• _Problem to solve_
From the first line of the entries below through the line bearing "from matplotlib.patches import", write out each line exactly. Omit pictures.
+===+
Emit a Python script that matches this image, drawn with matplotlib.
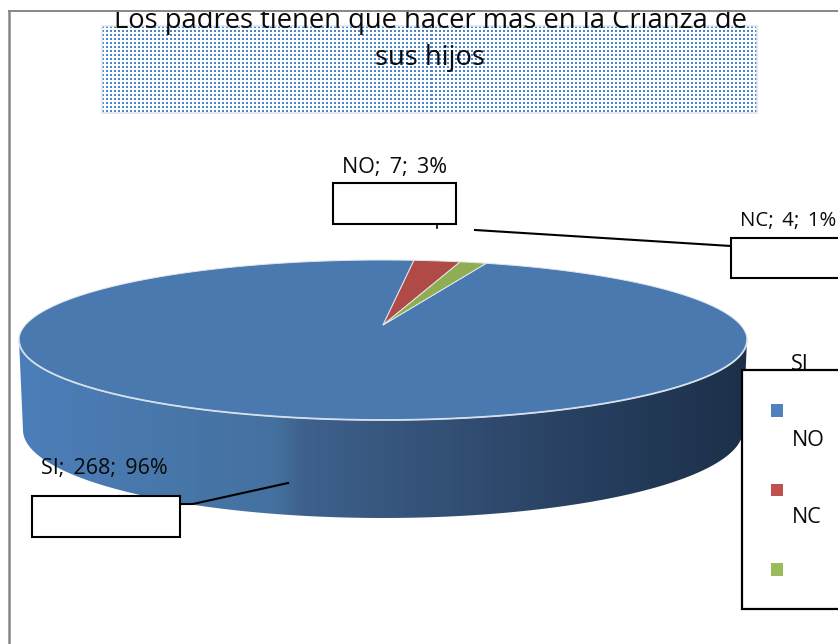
import numpy as np
import matplotlib
matplotlib.use("Agg")
import matplotlib.pyplot as plt
from matplotlib.patches import Rectangle, Polygon

categories = ["SI", "NO", "NC"]
values = [268, 7, 4]
percents = [96, 3, 1]
title_lines = ["Los padres tienen que hacer más en la Crianza de", "sus hijos"]
top_colors = ["#4a79b0", "#b04a47", "#8fad52"]
legend_colors = ["#4f81bd", "#c0504d", "#9bbb59"]

plt.rcParams["font.family"] = ["Open Sans", "DejaVu Sans"]
W, H = 838, 644
fig = plt.figure(figsize=(W / 100, H / 100), dpi=100)
ax = fig.add_axes([0, 0, 1, 1])
ax.set_xlim(0, W)
ax.set_ylim(H, 0)
ax.axis("off")

# dotted title fill
px, py = np.meshgrid(np.arange(655), np.arange(87))
mask = (px % 4 < 2) & (py % 4 < 2)
img = np.ones((87, 655, 3))
img[mask] = matplotlib.colors.to_rgb("#4a86d0")
ax.imshow(img, extent=(102, 757, 113, 26), interpolation="nearest", zorder=2, aspect="auto")
ax.add_patch(Rectangle((102, 26), 655, 87, fc="none", ec="#dce6f2", lw=1.1, zorder=3))
ax.text(430, 28, title_lines[0], ha="center", va="baseline", fontsize=19.7, color="#0a0a0a", zorder=4)
ax.text(430, 65, title_lines[1], ha="center", va="baseline", fontsize=19.7, color="#0a0a0a", zorder=4)

# the frame cuts off the top of the title line
ax.add_patch(Rectangle((0, 0), W, 10, fc="white", ec="none", zorder=4.5))
ax.plot([9, 9], [H, 9.5], color="#868686", lw=1.8, zorder=4.6, solid_capstyle="butt")
ax.plot([8, W], [10.5, 10.5], color="#868686", lw=1.4, zorder=4.6, solid_capstyle="butt")

# pie geometry
cx, cy, a, b = 383, 340, 364, 80
apex_y = 325
depth_cy, depth_a, depth_b = 430, 360, 88

# side wall with a horizontal gradient, clipped to the wall outline
th = np.linspace(0, np.pi, 200)
wall = np.vstack([
    np.c_[cx + a * np.cos(th), cy + b * np.sin(th)],
    np.c_[cx + depth_a * np.cos(th[::-1]), depth_cy + depth_b * np.sin(th[::-1])],
])
stops = [(0, "#4c7eb9"), (0.35, "#44719f"), (0.39, "#3e618c"), (0.65, "#2f4a6e"), (0.85, "#233a58"), (1, "#1d3049")]
cmap = matplotlib.colors.LinearSegmentedColormap.from_list("wall", stops)
grad = ax.imshow(np.linspace(0, 1, 512)[None, :], extent=(19, 747, 530, 330), cmap=cmap,
                 aspect="auto", zorder=5)
grad.set_clip_path(Polygon(wall, closed=True, transform=ax.transData))


def rim_points(phi):
    """Where a ray from the off-centre apex at angle phi (clockwise from up) meets the rim."""
    h = (cy - apex_y) / b
    s, c = np.sin(phi), np.cos(phi)
    r = -h * c + np.sqrt((h * c) ** 2 + 1 - h ** 2)
    return np.c_[cx + a * r * s, cy - b * (h + r * c)]


# top face, slices from the data (clockwise, NO starts just right of 12 o'clock)
fractions = np.array(values) / sum(values)
t0 = np.deg2rad(6.0)
no_end = t0 + 2 * np.pi * fractions[1]
nc_end = no_end + 2 * np.pi * fractions[2]
spans = [(nc_end, t0 + 2 * np.pi), (t0, no_end), (no_end, nc_end)]
for (s, e), col in zip(spans, top_colors):
    pts = rim_points(np.linspace(s, e, 400))
    poly = np.vstack([(cx, apex_y), pts])
    ax.add_patch(Polygon(poly, closed=True, fc=col, ec="#dfe6ee", lw=0.7, zorder=6))
# front rim highlight
ax.plot(cx + a * np.cos(th), cy + b * np.sin(th), color="#d5e0ec", lw=1.3, zorder=7)

# leader lines
ax.plot([437, 437], [224, 228], color="black", lw=1.2, zorder=8)
ax.plot([475, 731], [230, 246], color="black", lw=1.5, zorder=8)
ax.plot([180, 193, 288], [504, 504, 483], color="black", lw=1.5, zorder=8)

# label boxes
for x0, y0, w, h in [(333, 183, 123, 41), (731, 238, 120, 40), (32, 496, 148, 41)]:
    ax.add_patch(Rectangle((x0, y0), w, h, fc="white", ec="black", lw=1.5, zorder=9))
labels = [f"{c};\u2009 {v};\u2009 {p}%" for c, v, p in zip(categories, values, percents)]
ax.text(342, 173, labels[1], fontsize=15.5, va="baseline", color="#0a0a0a", zorder=10)
ax.text(740, 226, labels[2], fontsize=14.7, va="baseline", color="#0a0a0a", zorder=10)
ax.text(41, 474, labels[0], fontsize=15.5, va="baseline", color="#0a0a0a", zorder=10)

# legend
ax.add_patch(Rectangle((742, 370), 120, 238.5, fc="white", ec="black", lw=1.6, zorder=9))
for y, col in zip([404, 483.5, 563], legend_colors):
    ax.add_patch(Rectangle((771, y), 12, 12.5, fc=col, ec="none", zorder=10))
ax.text(791, 370, categories[0], fontsize=15.5, va="baseline", color="#0a0a0a", zorder=8)
ax.text(792, 446, categories[1], fontsize=15.5, va="baseline", color="#0a0a0a", zorder=10)
ax.text(792, 523, categories[2], fontsize=15.5, va="baseline", color="#0a0a0a", zorder=10)

ax.set_xlim(0, W)
ax.set_ylim(H, 0)
fig.savefig("out.png", dpi=100)
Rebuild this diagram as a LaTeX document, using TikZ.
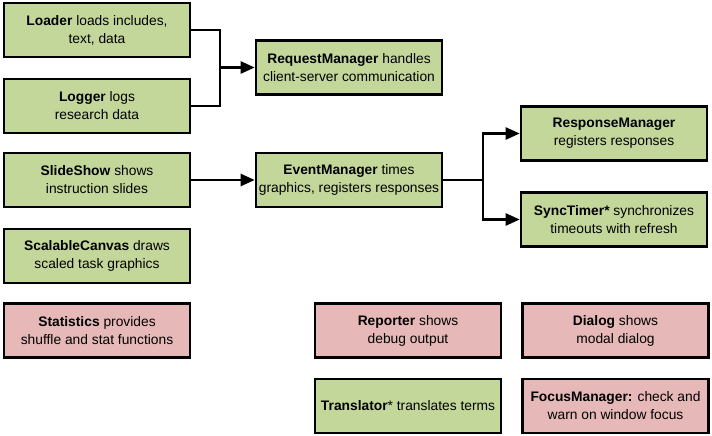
+===+
• _Correct answer_
Emit a Python script that matches this image, drawn with matplotlib.
import numpy as np
import matplotlib
matplotlib.use("Agg")
import matplotlib.pyplot as plt
from matplotlib.patches import Rectangle, Polygon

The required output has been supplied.